▶ _Problem statement_:
In the records below, find the line containing "Rebuild this chart" and the line containing "dic_b = [2080.5, 2080.5, 2080.5]". Give again exactly those lines and every line between them, omitting the pictures.

▶ _Dataset records_:
......
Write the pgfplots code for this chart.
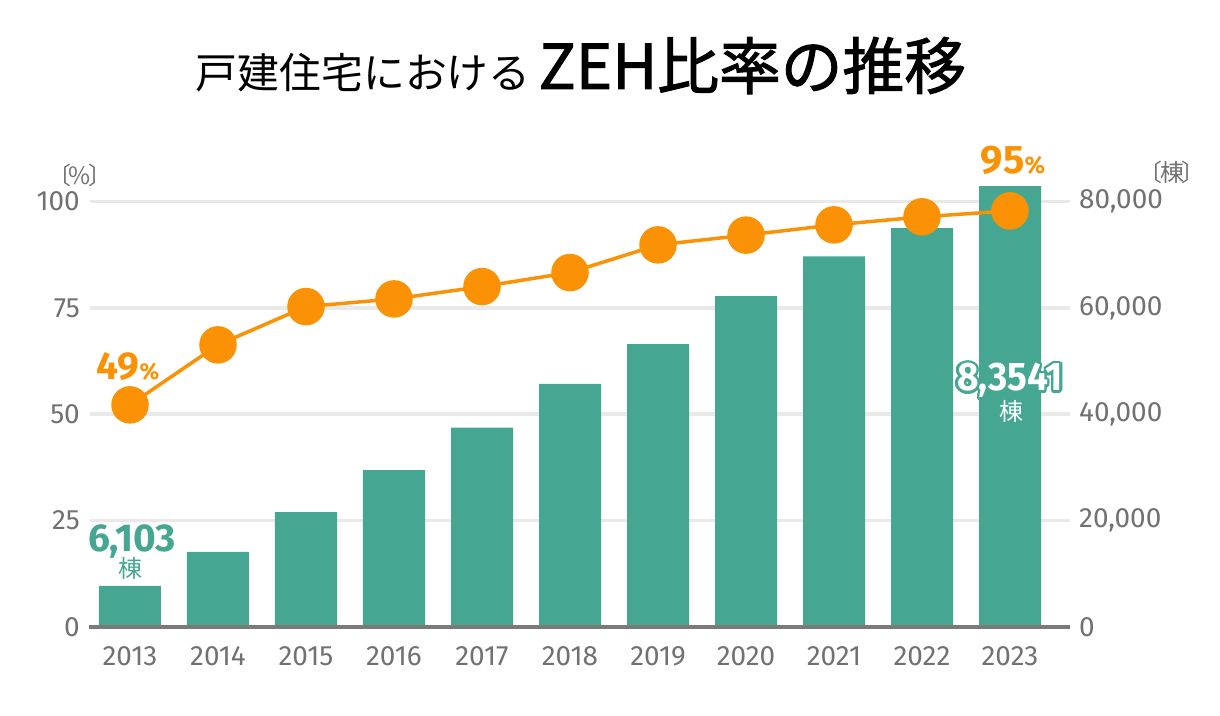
......
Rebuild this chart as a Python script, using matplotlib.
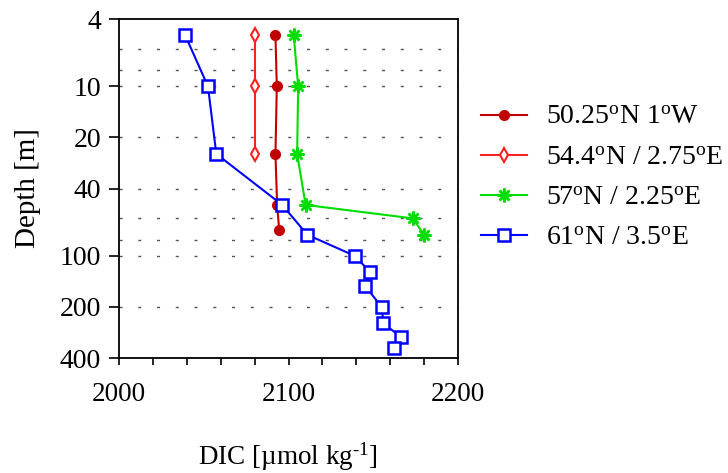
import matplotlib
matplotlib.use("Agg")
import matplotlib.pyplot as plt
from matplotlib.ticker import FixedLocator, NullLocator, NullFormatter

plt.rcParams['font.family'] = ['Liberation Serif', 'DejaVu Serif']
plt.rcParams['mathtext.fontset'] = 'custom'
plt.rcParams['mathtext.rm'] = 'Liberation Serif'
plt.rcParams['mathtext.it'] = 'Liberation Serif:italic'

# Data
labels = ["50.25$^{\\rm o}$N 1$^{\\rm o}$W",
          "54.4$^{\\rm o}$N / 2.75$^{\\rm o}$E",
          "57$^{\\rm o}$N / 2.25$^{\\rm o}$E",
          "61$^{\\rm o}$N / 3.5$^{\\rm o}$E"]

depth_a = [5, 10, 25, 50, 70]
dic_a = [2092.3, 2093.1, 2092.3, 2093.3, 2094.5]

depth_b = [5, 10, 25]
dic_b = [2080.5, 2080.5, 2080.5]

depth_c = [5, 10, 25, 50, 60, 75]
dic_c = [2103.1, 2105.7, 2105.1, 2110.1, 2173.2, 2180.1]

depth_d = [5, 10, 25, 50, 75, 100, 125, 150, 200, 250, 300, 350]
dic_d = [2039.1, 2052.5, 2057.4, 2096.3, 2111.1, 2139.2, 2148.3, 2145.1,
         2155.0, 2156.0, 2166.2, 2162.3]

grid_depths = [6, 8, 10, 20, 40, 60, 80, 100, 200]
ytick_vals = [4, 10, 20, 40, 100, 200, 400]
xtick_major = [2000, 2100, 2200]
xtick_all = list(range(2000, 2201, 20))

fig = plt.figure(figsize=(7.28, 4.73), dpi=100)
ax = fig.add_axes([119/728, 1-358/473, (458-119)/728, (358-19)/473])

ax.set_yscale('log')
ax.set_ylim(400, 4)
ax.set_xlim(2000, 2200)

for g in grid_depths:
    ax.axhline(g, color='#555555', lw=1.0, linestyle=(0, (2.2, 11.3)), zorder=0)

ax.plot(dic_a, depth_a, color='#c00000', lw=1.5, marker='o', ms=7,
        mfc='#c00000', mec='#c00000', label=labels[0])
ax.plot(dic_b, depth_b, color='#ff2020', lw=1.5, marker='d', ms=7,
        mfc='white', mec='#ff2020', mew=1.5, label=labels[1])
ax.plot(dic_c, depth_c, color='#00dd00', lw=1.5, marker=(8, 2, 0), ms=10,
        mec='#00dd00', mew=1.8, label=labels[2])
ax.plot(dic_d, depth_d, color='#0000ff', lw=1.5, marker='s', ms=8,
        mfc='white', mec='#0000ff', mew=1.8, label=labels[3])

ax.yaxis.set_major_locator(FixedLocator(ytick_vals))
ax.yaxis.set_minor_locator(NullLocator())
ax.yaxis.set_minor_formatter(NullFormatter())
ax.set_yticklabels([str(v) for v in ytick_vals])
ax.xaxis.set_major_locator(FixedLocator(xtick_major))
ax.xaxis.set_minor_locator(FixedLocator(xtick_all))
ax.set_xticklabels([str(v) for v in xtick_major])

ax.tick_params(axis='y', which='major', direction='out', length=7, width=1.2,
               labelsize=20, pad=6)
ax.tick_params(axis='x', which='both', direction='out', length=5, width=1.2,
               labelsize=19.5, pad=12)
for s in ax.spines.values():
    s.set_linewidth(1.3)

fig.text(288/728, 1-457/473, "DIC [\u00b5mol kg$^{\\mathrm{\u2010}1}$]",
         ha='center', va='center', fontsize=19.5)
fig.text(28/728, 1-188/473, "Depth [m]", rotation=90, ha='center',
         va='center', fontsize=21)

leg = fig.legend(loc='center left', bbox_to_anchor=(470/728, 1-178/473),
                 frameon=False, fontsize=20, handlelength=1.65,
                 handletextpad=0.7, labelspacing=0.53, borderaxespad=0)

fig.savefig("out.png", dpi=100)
......
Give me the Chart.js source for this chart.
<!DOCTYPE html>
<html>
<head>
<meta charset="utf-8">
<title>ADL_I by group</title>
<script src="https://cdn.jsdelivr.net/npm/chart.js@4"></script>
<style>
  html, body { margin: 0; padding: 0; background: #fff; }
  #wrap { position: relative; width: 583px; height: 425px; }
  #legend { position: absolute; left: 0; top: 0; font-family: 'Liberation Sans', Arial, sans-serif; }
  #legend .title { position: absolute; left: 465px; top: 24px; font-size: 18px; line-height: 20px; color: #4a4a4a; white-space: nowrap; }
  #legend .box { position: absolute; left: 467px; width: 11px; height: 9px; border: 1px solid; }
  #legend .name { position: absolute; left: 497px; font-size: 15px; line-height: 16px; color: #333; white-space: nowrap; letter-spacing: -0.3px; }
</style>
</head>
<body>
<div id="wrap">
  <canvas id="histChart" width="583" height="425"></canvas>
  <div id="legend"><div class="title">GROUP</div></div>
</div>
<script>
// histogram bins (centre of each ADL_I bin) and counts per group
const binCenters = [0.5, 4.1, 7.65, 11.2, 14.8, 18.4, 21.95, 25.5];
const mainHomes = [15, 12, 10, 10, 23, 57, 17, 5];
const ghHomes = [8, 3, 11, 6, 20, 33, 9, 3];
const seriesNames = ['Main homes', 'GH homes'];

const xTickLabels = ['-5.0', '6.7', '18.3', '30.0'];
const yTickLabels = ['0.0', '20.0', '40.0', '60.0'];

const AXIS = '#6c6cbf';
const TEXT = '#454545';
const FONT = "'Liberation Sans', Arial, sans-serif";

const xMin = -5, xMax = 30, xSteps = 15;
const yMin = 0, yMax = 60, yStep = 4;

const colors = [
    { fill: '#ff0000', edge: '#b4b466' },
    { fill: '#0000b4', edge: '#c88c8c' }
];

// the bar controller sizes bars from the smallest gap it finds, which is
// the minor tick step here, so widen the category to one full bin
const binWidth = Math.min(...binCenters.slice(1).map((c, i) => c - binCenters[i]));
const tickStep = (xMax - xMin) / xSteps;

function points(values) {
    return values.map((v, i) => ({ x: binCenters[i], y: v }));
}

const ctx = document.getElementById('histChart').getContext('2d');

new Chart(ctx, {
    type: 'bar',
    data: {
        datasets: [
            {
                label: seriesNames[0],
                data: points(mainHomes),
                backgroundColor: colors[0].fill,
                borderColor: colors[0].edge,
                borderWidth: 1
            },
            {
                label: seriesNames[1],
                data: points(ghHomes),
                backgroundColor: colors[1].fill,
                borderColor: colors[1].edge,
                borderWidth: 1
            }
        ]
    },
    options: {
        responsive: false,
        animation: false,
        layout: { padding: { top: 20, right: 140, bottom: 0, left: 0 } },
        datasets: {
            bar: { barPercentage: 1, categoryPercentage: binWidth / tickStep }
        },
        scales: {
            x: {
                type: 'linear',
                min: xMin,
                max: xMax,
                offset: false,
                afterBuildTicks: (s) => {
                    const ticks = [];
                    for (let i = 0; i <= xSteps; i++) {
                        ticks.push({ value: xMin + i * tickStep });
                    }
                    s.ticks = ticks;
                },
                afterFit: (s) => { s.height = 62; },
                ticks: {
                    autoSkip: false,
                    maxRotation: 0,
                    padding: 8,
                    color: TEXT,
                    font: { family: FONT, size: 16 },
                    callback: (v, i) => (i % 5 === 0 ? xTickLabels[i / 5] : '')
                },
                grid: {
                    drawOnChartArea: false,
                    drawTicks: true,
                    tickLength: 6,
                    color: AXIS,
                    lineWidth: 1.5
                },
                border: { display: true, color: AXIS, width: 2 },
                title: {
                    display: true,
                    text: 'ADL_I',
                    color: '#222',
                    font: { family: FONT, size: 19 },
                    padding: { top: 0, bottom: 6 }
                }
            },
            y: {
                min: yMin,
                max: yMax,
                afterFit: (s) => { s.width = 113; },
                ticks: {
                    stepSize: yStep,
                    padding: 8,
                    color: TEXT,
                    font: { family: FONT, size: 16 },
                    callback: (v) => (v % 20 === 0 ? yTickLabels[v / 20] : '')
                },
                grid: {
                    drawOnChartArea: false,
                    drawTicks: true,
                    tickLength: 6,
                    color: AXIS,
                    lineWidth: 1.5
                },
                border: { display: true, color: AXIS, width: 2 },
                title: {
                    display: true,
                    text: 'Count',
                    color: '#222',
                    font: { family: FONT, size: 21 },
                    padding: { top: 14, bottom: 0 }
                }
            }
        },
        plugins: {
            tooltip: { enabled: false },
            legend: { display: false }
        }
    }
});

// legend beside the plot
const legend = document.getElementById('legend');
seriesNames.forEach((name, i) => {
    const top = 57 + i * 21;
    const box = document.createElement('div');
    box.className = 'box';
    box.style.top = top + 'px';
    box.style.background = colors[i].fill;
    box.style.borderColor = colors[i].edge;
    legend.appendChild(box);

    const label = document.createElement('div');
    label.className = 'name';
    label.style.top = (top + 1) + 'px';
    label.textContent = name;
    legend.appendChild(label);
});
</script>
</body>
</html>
......
▶ _Right answer_:
Rebuild this chart as a Python script, using matplotlib.
import matplotlib
matplotlib.use("Agg")
import matplotlib.pyplot as plt
from matplotlib.ticker import FixedLocator, NullLocator, NullFormatter

plt.rcParams['font.family'] = ['Liberation Serif', 'DejaVu Serif']
plt.rcParams['mathtext.fontset'] = 'custom'
plt.rcParams['mathtext.rm'] = 'Liberation Serif'
plt.rcParams['mathtext.it'] = 'Liberation Serif:italic'

# Data
labels = ["50.25$^{\\rm o}$N 1$^{\\rm o}$W",
          "54.4$^{\\rm o}$N / 2.75$^{\\rm o}$E",
          "57$^{\\rm o}$N / 2.25$^{\\rm o}$E",
          "61$^{\\rm o}$N / 3.5$^{\\rm o}$E"]

depth_a = [5, 10, 25, 50, 70]
dic_a = [2092.3, 2093.1, 2092.3, 2093.3, 2094.5]

depth_b = [5, 10, 25]
dic_b = [2080.5, 2080.5, 2080.5]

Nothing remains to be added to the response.